→ **PROBLEM DETAILS**
Output each line exactly as it appears, skipping any embedded picture.

__________________________________________________

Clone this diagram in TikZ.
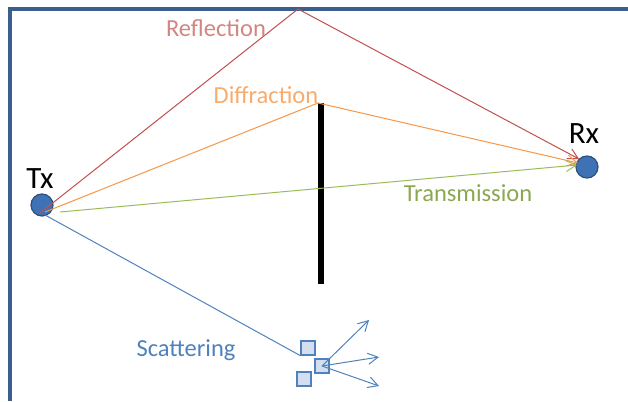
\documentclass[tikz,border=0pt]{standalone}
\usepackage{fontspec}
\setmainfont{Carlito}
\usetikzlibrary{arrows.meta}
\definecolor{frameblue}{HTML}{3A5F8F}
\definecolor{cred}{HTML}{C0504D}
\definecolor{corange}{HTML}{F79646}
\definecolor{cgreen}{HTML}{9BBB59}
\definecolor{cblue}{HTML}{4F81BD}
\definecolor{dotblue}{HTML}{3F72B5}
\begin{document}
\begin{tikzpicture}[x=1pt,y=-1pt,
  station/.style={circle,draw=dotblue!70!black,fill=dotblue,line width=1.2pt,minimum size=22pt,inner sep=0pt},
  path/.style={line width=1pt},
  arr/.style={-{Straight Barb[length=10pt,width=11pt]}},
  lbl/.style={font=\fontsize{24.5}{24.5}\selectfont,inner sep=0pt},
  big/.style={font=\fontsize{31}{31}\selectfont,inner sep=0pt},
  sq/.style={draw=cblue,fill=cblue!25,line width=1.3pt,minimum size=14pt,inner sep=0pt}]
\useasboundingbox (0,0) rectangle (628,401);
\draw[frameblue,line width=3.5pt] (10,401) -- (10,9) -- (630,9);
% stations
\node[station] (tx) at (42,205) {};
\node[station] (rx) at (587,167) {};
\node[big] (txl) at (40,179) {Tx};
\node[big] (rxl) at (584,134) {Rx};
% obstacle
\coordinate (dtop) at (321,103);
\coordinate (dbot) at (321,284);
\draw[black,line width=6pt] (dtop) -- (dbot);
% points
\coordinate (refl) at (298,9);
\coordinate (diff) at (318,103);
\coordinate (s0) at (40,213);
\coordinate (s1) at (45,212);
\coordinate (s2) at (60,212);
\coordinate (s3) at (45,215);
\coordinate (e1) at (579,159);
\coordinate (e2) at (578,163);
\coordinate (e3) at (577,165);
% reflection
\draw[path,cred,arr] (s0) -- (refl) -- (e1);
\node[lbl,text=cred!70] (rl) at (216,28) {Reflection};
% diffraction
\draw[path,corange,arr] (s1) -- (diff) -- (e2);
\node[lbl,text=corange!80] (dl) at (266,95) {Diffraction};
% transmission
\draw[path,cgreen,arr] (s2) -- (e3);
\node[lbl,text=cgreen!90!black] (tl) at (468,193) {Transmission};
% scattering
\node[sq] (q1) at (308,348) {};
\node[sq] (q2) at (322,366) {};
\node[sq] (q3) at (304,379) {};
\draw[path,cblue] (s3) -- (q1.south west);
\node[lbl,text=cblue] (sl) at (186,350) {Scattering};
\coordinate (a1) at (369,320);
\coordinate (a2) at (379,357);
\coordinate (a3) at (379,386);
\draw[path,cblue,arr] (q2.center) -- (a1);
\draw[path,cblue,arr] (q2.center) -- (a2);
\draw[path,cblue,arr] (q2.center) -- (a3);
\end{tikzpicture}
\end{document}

__________________________________________________

→ **ANSWER FOR THE TASK**
Clone this diagram in TikZ.
\documentclass[tikz,border=0pt]{standalone}
\usepackage{fontspec}
\setmainfont{Carlito}
\usetikzlibrary{arrows.meta}
\definecolor{frameblue}{HTML}{3A5F8F}
\definecolor{cred}{HTML}{C0504D}
\definecolor{corange}{HTML}{F79646}
\definecolor{cgreen}{HTML}{9BBB59}
\definecolor{cblue}{HTML}{4F81BD}
\definecolor{dotblue}{HTML}{3F72B5}
\begin{document}
\begin{tikzpicture}[x=1pt,y=-1pt,
  station/.style={circle,draw=dotblue!70!black,fill=dotblue,line width=1.2pt,minimum size=22pt,inner sep=0pt},
  path/.style={line width=1pt},
  arr/.style={-{Straight Barb[length=10pt,width=11pt]}},
  lbl/.style={font=\fontsize{24.5}{24.5}\selectfont,inner sep=0pt},
  big/.style={font=\fontsize{31}{31}\selectfont,inner sep=0pt},
  sq/.style={draw=cblue,fill=cblue!25,line width=1.3pt,minimum size=14pt,inner sep=0pt}]
\useasboundingbox (0,0) rectangle (628,401);
\draw[frameblue,line width=3.5pt] (10,401) -- (10,9) -- (630,9);
% stations
\node[station] (tx) at (42,205) {};
\node[station] (rx) at (587,167) {};
\node[big] (txl) at (40,179) {Tx};
\node[big] (rxl) at (584,134) {Rx};
% obstacle
\coordinate (dtop) at (321,103);
\coordinate (dbot) at (321,284);
\draw[black,line width=6pt] (dtop) -- (dbot);
% points
\coordinate (refl) at (298,9);
\coordinate (diff) at (318,103);
\coordinate (s0) at (40,213);
\coordinate (s1) at (45,212);
\coordinate (s2) at (60,212);
\coordinate (s3) at (45,215);
\coordinate (e1) at (579,159);
\coordinate (e2) at (578,163);
\coordinate (e3) at (577,165);
% reflection
\draw[path,cred,arr] (s0) -- (refl) -- (e1);
\node[lbl,text=cred!70] (rl) at (216,28) {Reflection};
% diffraction
\draw[path,corange,arr] (s1) -- (diff) -- (e2);
\node[lbl,text=corange!80] (dl) at (266,95) {Diffraction};
% transmission
\draw[path,cgreen,arr] (s2) -- (e3);
\node[lbl,text=cgreen!90!black] (tl) at (468,193) {Transmission};
% scattering
\node[sq] (q1) at (308,348) {};
\node[sq] (q2) at (322,366) {};
\node[sq] (q3) at (304,379) {};
\draw[path,cblue] (s3) -- (q1.south west);
\node[lbl,text=cblue] (sl) at (186,350) {Scattering};
\coordinate (a1) at (369,320);
\coordinate (a2) at (379,357);
\coordinate (a3) at (379,386);
\draw[path,cblue,arr] (q2.center) -- (a1);
\draw[path,cblue,arr] (q2.center) -- (a2);
\draw[path,cblue,arr] (q2.center) -- (a3);
\end{tikzpicture}
\end{document}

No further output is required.